Prior to the sale we arranged for an international mover to come and take what we wanted to keep. This called for some hard decisions. We knew that the more we brought, the more it would cost to ship ($12 per cubic foot, plus $35 for the box). We also knew that whatever we left would sell cheaply, or not at all. If not at all, it would likely end up in a dump, or at best given to charity. We were deer looking into headlights.

Although I was not there (Karen had deemed me incapable of doing the job, so she went to the U.S. and took care of the whole thing herself, God bless her soul) I found the estate sale to be a bit sad and depressing. They put a big sign on our house like we had died. We were getting rid of stuff that took us years to accumulate. Most of my books (collected over 35 years); pictures of Beethoven bought in Bonn and framed at no small expense; paintings I had done; my records, etc., etc. I could say it, but could I do it? I did it.

Reader, dry your eyes. I am writing this sitting in my apartment in Venice (which I have already filled with new paintings). Our Sleep Number bed is on the way, as are some of my books and some of my pictures of Beethoven, as well as a large bust of Beethoven (whom I consider to be an incarnation of Jesus Christ) that Karen bought me for my birthday several years ago. The other stuff? Simply a payment to the gods for the privilege of sitting here telling you the story. The cost was low.

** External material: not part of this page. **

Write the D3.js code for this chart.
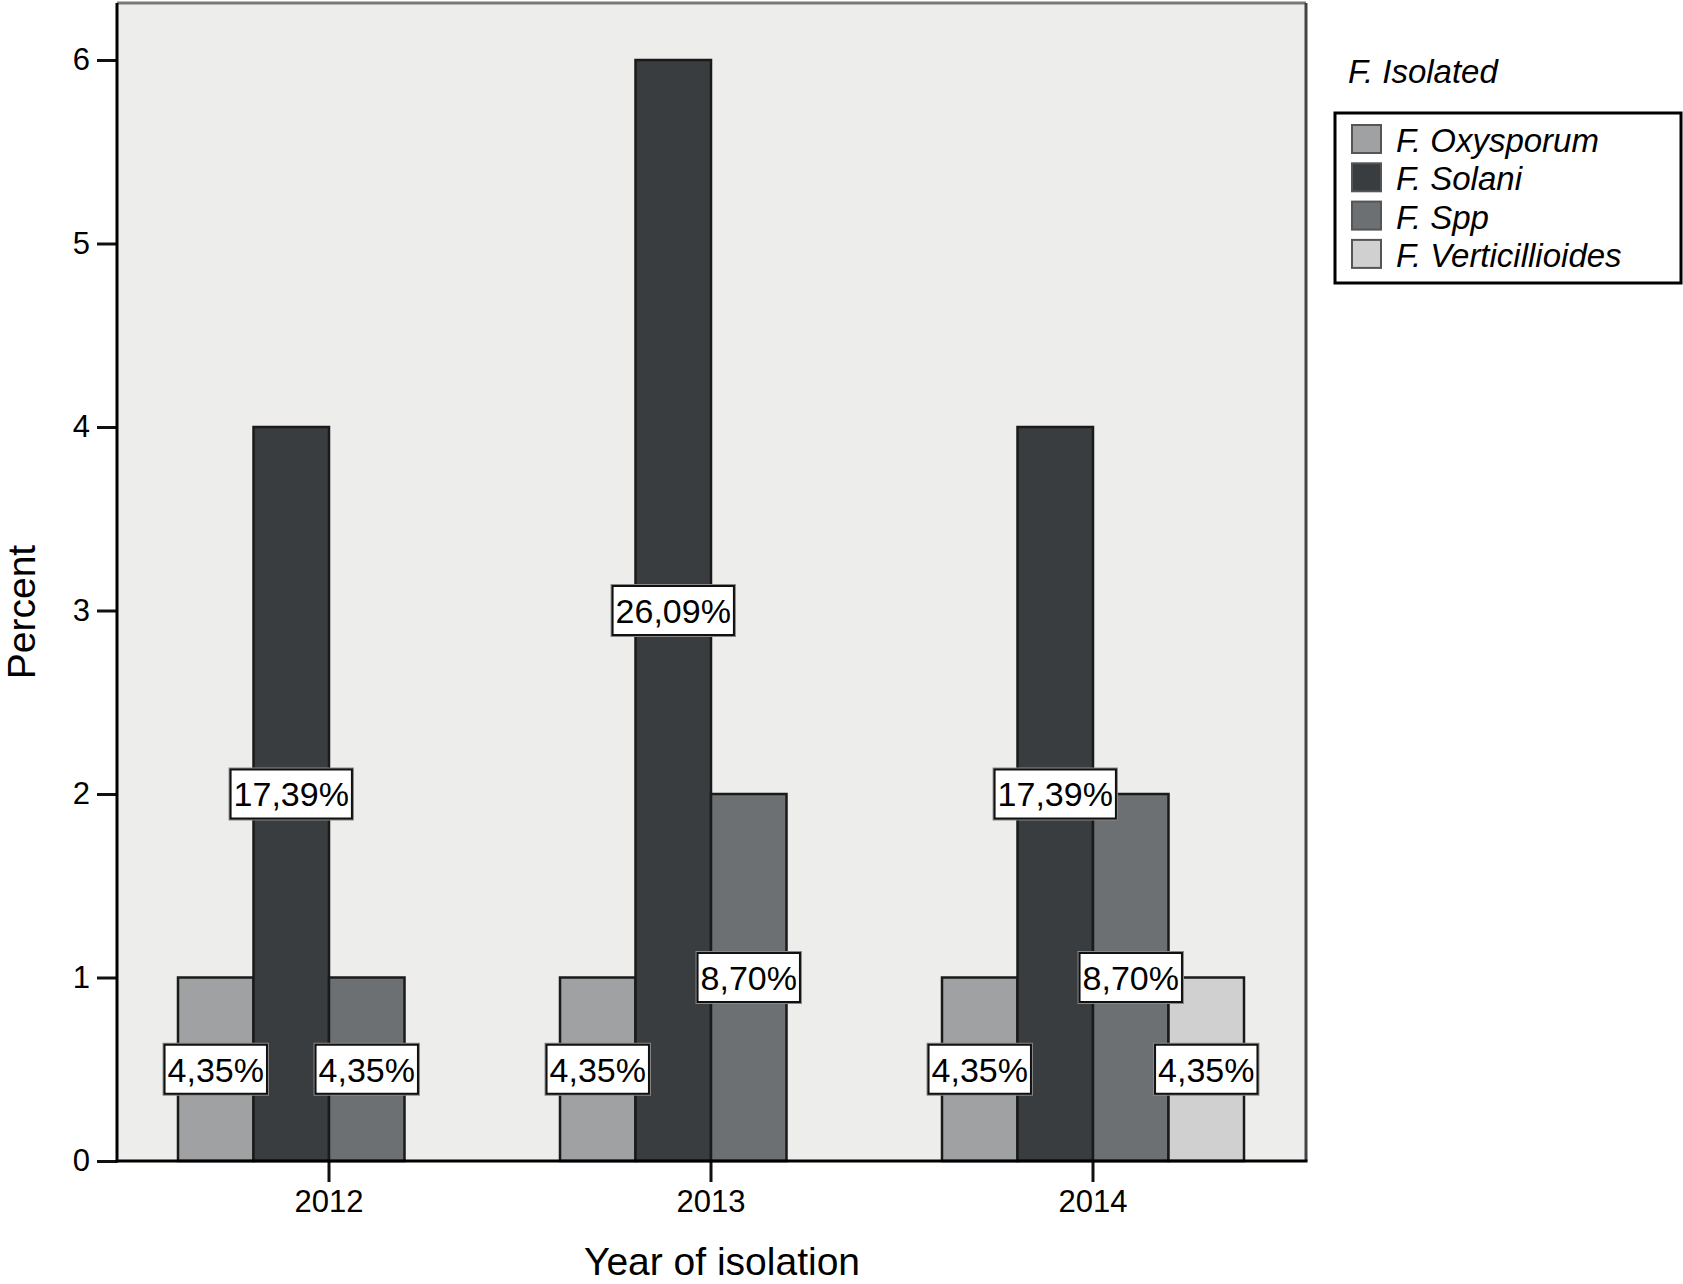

If I felt like it, I could get out of my chair and walk to St. Mark’s basilica. I could go to the Peggy Guggenheim Collection, or to have coffee at Campo Santa Margherita. Look in any guidebook of Venice, and everything in there is within a 15 minute walk of my apartment. Florence is three hours by train, Rome about five. I can fly to Paris in about an hour and a half at little cost. So, while the gods have taken a fee, they have left me with some legal tender, and the prospect of spending it here.